> Task to carry out
Copy the listing below line for line, starting at its first line and ending with the line that has "(3.5,3.5) rectangle (636.5,309);" in it. Add nothing.

> Records to use

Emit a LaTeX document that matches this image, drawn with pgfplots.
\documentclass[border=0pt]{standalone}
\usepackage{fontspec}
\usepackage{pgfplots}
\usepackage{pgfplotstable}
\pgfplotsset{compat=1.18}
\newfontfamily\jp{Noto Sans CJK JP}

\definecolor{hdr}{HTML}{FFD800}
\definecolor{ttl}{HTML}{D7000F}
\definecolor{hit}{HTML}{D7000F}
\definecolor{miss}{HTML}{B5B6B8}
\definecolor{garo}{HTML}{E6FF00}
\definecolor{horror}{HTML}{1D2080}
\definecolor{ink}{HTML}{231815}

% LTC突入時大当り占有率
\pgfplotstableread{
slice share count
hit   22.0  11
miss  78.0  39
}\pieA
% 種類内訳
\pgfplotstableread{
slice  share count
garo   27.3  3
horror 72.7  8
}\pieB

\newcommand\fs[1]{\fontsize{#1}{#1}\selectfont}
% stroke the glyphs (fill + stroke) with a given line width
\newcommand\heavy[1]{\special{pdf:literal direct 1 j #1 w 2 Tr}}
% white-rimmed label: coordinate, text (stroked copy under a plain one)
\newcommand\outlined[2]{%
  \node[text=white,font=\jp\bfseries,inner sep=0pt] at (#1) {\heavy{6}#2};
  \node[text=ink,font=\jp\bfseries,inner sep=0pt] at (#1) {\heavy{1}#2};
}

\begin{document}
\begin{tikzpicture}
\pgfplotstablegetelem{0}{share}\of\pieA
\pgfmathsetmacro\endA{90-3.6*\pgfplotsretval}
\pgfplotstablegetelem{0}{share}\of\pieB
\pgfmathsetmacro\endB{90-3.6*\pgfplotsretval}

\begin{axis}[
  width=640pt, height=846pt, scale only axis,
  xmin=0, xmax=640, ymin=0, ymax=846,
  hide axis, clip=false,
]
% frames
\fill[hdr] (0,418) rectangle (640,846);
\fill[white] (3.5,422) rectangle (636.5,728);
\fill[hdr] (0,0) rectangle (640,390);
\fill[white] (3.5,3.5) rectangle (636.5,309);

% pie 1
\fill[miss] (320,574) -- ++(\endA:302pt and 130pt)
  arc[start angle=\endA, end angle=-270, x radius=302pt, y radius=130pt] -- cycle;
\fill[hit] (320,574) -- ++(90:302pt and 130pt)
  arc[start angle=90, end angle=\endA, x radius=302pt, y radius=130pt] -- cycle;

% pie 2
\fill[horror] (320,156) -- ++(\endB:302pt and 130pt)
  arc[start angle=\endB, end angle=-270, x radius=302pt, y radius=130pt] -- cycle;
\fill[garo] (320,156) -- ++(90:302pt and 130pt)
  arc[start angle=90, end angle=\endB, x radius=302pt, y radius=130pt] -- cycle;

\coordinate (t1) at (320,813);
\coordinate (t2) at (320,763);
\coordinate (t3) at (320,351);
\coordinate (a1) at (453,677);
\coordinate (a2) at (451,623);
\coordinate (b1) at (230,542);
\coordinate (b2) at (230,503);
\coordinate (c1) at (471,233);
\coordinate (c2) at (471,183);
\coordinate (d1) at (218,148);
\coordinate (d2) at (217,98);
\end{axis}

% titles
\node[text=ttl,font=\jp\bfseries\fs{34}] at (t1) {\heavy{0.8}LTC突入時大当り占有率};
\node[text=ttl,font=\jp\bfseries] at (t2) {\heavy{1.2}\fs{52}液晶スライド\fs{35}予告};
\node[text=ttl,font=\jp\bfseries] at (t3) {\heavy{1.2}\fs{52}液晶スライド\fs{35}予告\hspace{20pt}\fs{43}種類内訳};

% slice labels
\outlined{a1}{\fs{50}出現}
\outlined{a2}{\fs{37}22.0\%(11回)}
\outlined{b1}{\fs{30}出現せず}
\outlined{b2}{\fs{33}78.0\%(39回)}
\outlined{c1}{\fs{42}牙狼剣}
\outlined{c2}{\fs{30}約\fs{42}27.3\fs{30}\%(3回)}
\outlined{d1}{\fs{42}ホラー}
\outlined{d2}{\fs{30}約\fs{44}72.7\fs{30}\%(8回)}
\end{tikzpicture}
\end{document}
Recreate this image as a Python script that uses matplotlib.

> Final answer
Emit a LaTeX document that matches this image, drawn with pgfplots.
\documentclass[border=0pt]{standalone}
\usepackage{fontspec}
\usepackage{pgfplots}
\usepackage{pgfplotstable}
\pgfplotsset{compat=1.18}
\newfontfamily\jp{Noto Sans CJK JP}

\definecolor{hdr}{HTML}{FFD800}
\definecolor{ttl}{HTML}{D7000F}
\definecolor{hit}{HTML}{D7000F}
\definecolor{miss}{HTML}{B5B6B8}
\definecolor{garo}{HTML}{E6FF00}
\definecolor{horror}{HTML}{1D2080}
\definecolor{ink}{HTML}{231815}

% LTC突入時大当り占有率
\pgfplotstableread{
slice share count
hit   22.0  11
miss  78.0  39
}\pieA
% 種類内訳
\pgfplotstableread{
slice  share count
garo   27.3  3
horror 72.7  8
}\pieB

\newcommand\fs[1]{\fontsize{#1}{#1}\selectfont}
% stroke the glyphs (fill + stroke) with a given line width
\newcommand\heavy[1]{\special{pdf:literal direct 1 j #1 w 2 Tr}}
% white-rimmed label: coordinate, text (stroked copy under a plain one)
\newcommand\outlined[2]{%
  \node[text=white,font=\jp\bfseries,inner sep=0pt] at (#1) {\heavy{6}#2};
  \node[text=ink,font=\jp\bfseries,inner sep=0pt] at (#1) {\heavy{1}#2};
}

\begin{document}
\begin{tikzpicture}
\pgfplotstablegetelem{0}{share}\of\pieA
\pgfmathsetmacro\endA{90-3.6*\pgfplotsretval}
\pgfplotstablegetelem{0}{share}\of\pieB
\pgfmathsetmacro\endB{90-3.6*\pgfplotsretval}

\begin{axis}[
  width=640pt, height=846pt, scale only axis,
  xmin=0, xmax=640, ymin=0, ymax=846,
  hide axis, clip=false,
]
% frames
\fill[hdr] (0,418) rectangle (640,846);
\fill[white] (3.5,422) rectangle (636.5,728);
\fill[hdr] (0,0) rectangle (640,390);
\fill[white] (3.5,3.5) rectangle (636.5,309);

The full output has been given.